* _Written request_
Which lines include the word "Output"? Copy each of them.

##### Provided material

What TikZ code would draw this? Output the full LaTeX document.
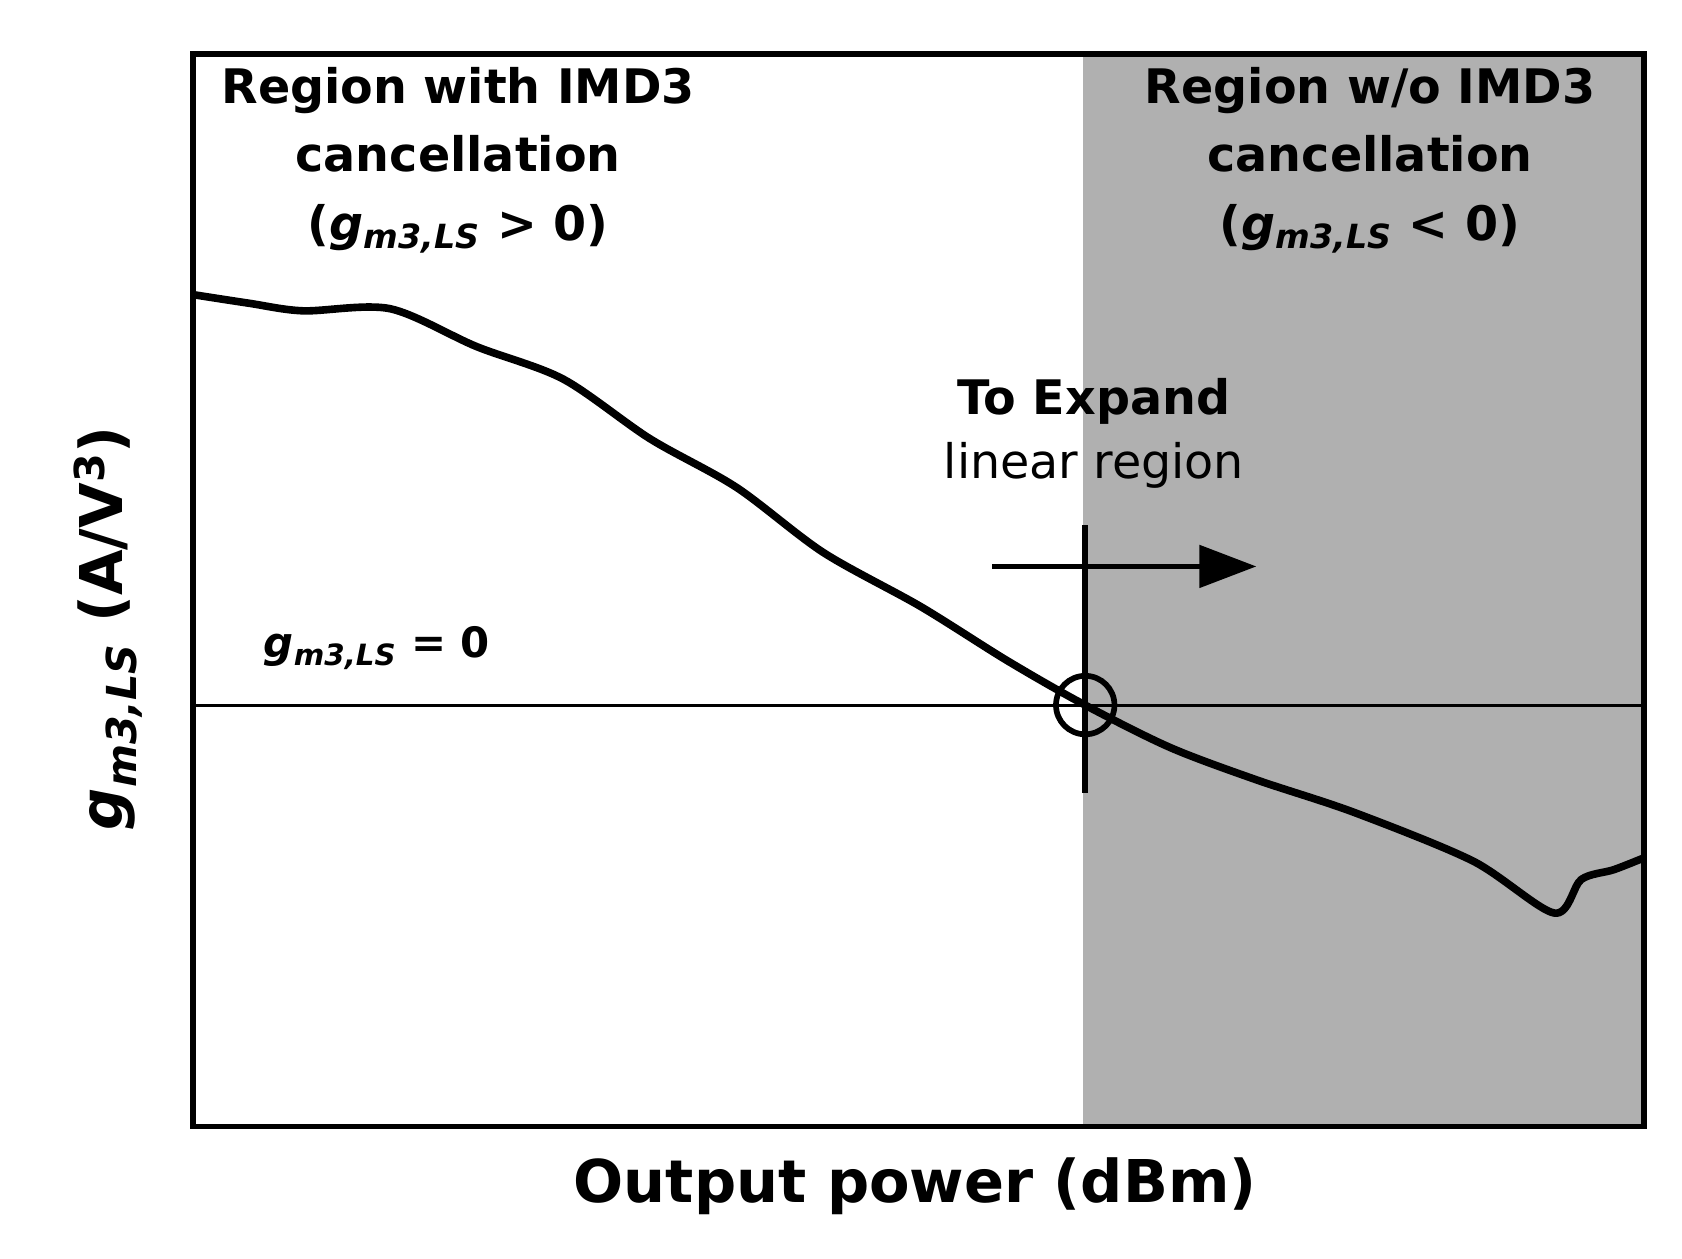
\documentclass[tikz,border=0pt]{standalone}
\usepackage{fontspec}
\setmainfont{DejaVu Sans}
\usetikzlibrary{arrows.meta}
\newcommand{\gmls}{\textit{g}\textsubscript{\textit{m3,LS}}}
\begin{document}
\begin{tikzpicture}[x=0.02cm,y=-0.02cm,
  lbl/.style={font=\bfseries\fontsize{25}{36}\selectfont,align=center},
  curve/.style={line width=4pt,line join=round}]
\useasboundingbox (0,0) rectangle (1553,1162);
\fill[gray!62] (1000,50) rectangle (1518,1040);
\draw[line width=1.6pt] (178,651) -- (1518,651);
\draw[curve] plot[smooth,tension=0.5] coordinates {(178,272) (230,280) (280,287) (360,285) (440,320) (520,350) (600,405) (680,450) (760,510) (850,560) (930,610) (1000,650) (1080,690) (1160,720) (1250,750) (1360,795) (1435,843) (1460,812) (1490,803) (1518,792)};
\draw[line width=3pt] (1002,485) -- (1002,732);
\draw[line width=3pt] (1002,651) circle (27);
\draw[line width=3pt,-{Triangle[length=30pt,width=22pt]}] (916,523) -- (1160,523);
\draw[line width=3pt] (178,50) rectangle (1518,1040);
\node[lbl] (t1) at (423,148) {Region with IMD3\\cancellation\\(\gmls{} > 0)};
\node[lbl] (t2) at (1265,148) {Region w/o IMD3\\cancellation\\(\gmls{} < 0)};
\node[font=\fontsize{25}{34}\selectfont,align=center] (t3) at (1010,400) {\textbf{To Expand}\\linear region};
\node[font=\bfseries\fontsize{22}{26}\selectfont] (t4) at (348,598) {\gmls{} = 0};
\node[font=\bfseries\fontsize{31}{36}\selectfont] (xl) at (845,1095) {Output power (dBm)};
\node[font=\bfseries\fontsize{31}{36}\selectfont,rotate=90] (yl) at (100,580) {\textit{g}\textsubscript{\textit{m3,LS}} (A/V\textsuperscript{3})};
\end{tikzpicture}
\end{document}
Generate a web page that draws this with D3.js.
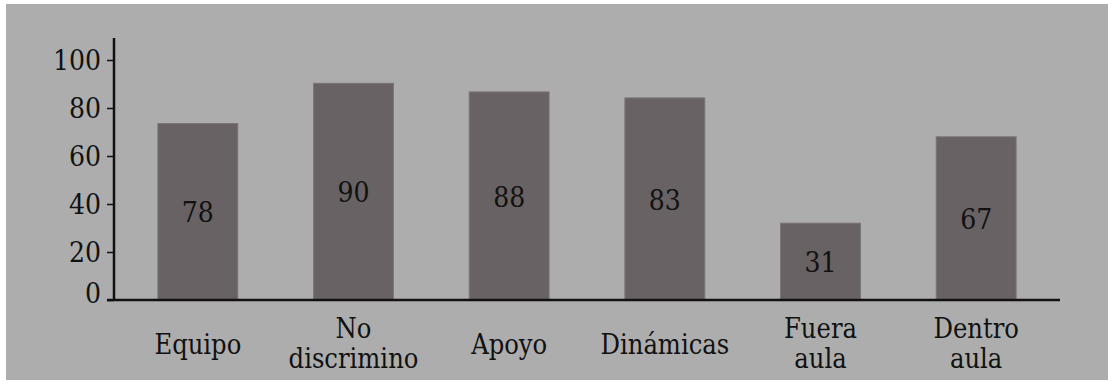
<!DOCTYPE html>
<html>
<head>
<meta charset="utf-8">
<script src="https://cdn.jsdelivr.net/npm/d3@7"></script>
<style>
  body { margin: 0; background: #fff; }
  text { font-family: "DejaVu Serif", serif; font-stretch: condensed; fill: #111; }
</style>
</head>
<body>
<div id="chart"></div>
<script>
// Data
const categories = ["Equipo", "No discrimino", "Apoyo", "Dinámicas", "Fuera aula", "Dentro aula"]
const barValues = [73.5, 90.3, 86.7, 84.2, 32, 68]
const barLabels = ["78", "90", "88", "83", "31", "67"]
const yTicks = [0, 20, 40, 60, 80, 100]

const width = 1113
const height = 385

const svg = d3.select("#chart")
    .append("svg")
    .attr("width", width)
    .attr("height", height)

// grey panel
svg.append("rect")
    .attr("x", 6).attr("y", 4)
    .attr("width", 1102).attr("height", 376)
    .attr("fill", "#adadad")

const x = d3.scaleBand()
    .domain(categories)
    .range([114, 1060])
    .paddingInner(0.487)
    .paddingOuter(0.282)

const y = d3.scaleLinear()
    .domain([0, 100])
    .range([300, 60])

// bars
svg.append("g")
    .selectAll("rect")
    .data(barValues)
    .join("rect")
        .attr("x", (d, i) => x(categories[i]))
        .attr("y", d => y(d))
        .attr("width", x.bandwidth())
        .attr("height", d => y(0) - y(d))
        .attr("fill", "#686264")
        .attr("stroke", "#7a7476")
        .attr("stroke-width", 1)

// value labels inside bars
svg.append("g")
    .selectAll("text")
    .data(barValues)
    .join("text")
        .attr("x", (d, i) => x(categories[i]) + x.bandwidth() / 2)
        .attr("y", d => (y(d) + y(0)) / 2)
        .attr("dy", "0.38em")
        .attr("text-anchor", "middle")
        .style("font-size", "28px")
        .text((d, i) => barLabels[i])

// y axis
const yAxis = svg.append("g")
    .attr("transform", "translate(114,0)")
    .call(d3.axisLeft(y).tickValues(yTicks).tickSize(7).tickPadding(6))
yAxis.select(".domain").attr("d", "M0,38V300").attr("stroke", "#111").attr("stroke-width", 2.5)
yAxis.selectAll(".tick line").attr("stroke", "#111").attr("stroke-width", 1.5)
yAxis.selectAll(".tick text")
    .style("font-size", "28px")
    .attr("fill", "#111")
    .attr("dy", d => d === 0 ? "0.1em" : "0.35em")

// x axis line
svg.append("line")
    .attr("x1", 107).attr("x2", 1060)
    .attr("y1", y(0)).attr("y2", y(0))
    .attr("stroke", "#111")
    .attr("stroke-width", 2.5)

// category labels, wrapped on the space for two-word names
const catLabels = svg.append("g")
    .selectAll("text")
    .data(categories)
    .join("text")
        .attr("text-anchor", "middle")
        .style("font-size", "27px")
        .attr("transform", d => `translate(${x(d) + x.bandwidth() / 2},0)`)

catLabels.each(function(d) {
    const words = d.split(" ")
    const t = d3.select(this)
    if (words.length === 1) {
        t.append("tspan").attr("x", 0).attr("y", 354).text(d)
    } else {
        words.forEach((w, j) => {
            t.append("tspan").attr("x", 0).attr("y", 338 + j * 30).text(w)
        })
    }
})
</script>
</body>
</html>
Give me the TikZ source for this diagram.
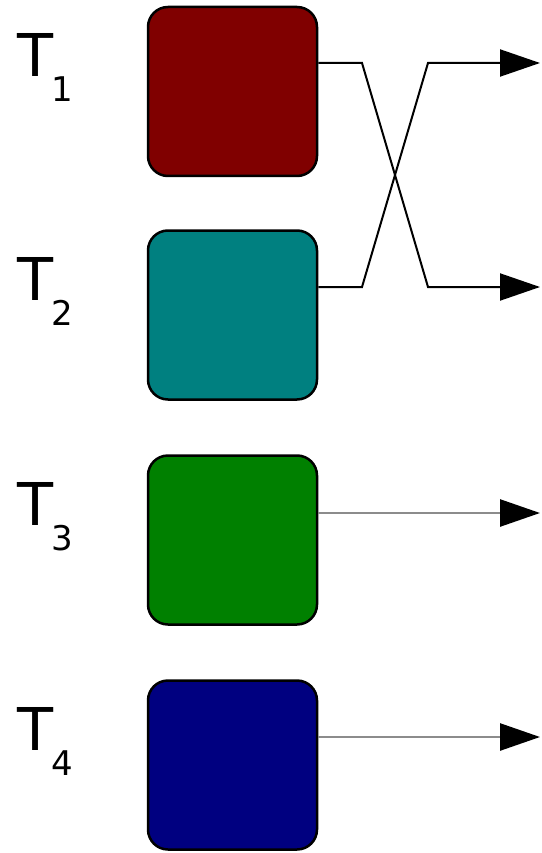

##########

* _Final answer_
What TikZ code would draw this? Output the full LaTeX document.
\node[font=\bfseries\fontsize{31}{36}\selectfont] (xl) at (845,1095) {Output power (dBm)};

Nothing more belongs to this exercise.